- **What is required**
Repeat the lines below exactly as they appear, but leave out the images.

╭──

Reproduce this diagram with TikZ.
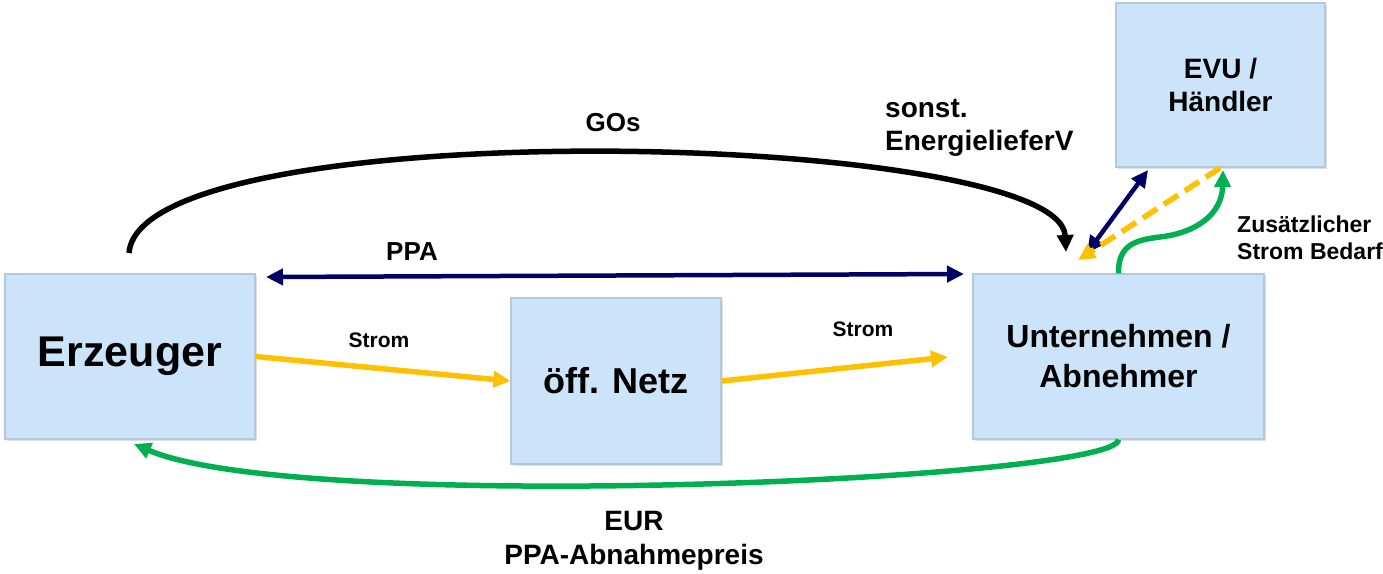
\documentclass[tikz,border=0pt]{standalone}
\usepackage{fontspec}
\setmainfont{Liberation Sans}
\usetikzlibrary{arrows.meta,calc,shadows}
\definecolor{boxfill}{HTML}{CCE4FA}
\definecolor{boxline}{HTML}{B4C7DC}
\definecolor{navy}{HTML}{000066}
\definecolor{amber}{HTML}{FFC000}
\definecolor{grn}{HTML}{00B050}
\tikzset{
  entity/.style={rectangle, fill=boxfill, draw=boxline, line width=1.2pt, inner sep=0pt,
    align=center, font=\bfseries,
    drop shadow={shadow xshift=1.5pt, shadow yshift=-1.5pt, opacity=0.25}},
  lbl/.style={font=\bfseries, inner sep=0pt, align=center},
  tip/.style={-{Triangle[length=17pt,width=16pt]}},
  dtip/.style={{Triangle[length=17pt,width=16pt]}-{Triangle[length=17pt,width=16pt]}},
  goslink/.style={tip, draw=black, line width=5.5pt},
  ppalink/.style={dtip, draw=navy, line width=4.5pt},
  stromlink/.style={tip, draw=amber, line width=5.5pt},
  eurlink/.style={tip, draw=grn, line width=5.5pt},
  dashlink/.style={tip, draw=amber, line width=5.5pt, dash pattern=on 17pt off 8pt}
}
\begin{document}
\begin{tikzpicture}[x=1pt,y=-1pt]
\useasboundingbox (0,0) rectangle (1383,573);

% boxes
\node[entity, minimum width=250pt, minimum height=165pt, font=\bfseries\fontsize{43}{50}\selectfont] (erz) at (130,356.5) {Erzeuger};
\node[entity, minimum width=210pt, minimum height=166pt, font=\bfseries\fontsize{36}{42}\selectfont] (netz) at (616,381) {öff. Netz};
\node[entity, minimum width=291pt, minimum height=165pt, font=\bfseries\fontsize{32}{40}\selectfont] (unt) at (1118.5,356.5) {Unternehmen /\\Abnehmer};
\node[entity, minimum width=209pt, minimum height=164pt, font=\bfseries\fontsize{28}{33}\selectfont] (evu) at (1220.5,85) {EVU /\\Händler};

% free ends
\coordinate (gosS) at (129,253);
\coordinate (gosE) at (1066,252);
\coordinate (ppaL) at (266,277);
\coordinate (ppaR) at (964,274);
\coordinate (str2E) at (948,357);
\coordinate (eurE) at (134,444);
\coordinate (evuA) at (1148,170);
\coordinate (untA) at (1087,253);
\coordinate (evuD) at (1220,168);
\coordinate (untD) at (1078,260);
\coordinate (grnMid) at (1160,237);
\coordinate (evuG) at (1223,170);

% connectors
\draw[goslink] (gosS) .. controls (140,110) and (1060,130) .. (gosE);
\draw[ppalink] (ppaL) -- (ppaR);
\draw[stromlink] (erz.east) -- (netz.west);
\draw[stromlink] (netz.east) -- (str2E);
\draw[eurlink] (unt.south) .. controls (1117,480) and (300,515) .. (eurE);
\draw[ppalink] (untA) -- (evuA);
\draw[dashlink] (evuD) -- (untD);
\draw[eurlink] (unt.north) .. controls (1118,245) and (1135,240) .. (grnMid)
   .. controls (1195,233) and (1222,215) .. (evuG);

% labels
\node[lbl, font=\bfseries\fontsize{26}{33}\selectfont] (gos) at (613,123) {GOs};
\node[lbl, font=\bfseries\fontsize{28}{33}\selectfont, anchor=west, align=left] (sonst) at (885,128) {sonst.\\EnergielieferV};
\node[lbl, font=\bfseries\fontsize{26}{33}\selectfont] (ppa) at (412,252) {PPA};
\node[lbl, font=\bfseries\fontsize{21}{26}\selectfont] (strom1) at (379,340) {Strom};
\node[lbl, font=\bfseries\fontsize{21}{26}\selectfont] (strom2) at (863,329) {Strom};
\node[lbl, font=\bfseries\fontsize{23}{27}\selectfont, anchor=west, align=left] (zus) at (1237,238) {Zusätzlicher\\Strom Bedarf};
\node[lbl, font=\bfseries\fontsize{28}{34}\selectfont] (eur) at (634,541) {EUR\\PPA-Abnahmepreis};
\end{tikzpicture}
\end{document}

╰──

- **Solution below**
Reproduce this diagram with TikZ.
\documentclass[tikz,border=0pt]{standalone}
\usepackage{fontspec}
\setmainfont{Liberation Sans}
\usetikzlibrary{arrows.meta,calc,shadows}
\definecolor{boxfill}{HTML}{CCE4FA}
\definecolor{boxline}{HTML}{B4C7DC}
\definecolor{navy}{HTML}{000066}
\definecolor{amber}{HTML}{FFC000}
\definecolor{grn}{HTML}{00B050}
\tikzset{
  entity/.style={rectangle, fill=boxfill, draw=boxline, line width=1.2pt, inner sep=0pt,
    align=center, font=\bfseries,
    drop shadow={shadow xshift=1.5pt, shadow yshift=-1.5pt, opacity=0.25}},
  lbl/.style={font=\bfseries, inner sep=0pt, align=center},
  tip/.style={-{Triangle[length=17pt,width=16pt]}},
  dtip/.style={{Triangle[length=17pt,width=16pt]}-{Triangle[length=17pt,width=16pt]}},
  goslink/.style={tip, draw=black, line width=5.5pt},
  ppalink/.style={dtip, draw=navy, line width=4.5pt},
  stromlink/.style={tip, draw=amber, line width=5.5pt},
  eurlink/.style={tip, draw=grn, line width=5.5pt},
  dashlink/.style={tip, draw=amber, line width=5.5pt, dash pattern=on 17pt off 8pt}
}
\begin{document}
\begin{tikzpicture}[x=1pt,y=-1pt]
\useasboundingbox (0,0) rectangle (1383,573);

% boxes
\node[entity, minimum width=250pt, minimum height=165pt, font=\bfseries\fontsize{43}{50}\selectfont] (erz) at (130,356.5) {Erzeuger};
\node[entity, minimum width=210pt, minimum height=166pt, font=\bfseries\fontsize{36}{42}\selectfont] (netz) at (616,381) {öff. Netz};
\node[entity, minimum width=291pt, minimum height=165pt, font=\bfseries\fontsize{32}{40}\selectfont] (unt) at (1118.5,356.5) {Unternehmen /\\Abnehmer};
\node[entity, minimum width=209pt, minimum height=164pt, font=\bfseries\fontsize{28}{33}\selectfont] (evu) at (1220.5,85) {EVU /\\Händler};

% free ends
\coordinate (gosS) at (129,253);
\coordinate (gosE) at (1066,252);
\coordinate (ppaL) at (266,277);
\coordinate (ppaR) at (964,274);
\coordinate (str2E) at (948,357);
\coordinate (eurE) at (134,444);
\coordinate (evuA) at (1148,170);
\coordinate (untA) at (1087,253);
\coordinate (evuD) at (1220,168);
\coordinate (untD) at (1078,260);
\coordinate (grnMid) at (1160,237);
\coordinate (evuG) at (1223,170);

% connectors
\draw[goslink] (gosS) .. controls (140,110) and (1060,130) .. (gosE);
\draw[ppalink] (ppaL) -- (ppaR);
\draw[stromlink] (erz.east) -- (netz.west);
\draw[stromlink] (netz.east) -- (str2E);
\draw[eurlink] (unt.south) .. controls (1117,480) and (300,515) .. (eurE);
\draw[ppalink] (untA) -- (evuA);
\draw[dashlink] (evuD) -- (untD);
\draw[eurlink] (unt.north) .. controls (1118,245) and (1135,240) .. (grnMid)
   .. controls (1195,233) and (1222,215) .. (evuG);

% labels
\node[lbl, font=\bfseries\fontsize{26}{33}\selectfont] (gos) at (613,123) {GOs};
\node[lbl, font=\bfseries\fontsize{28}{33}\selectfont, anchor=west, align=left] (sonst) at (885,128) {sonst.\\EnergielieferV};
\node[lbl, font=\bfseries\fontsize{26}{33}\selectfont] (ppa) at (412,252) {PPA};
\node[lbl, font=\bfseries\fontsize{21}{26}\selectfont] (strom1) at (379,340) {Strom};
\node[lbl, font=\bfseries\fontsize{21}{26}\selectfont] (strom2) at (863,329) {Strom};
\node[lbl, font=\bfseries\fontsize{23}{27}\selectfont, anchor=west, align=left] (zus) at (1237,238) {Zusätzlicher\\Strom Bedarf};
\node[lbl, font=\bfseries\fontsize{28}{34}\selectfont] (eur) at (634,541) {EUR\\PPA-Abnahmepreis};
\end{tikzpicture}
\end{document}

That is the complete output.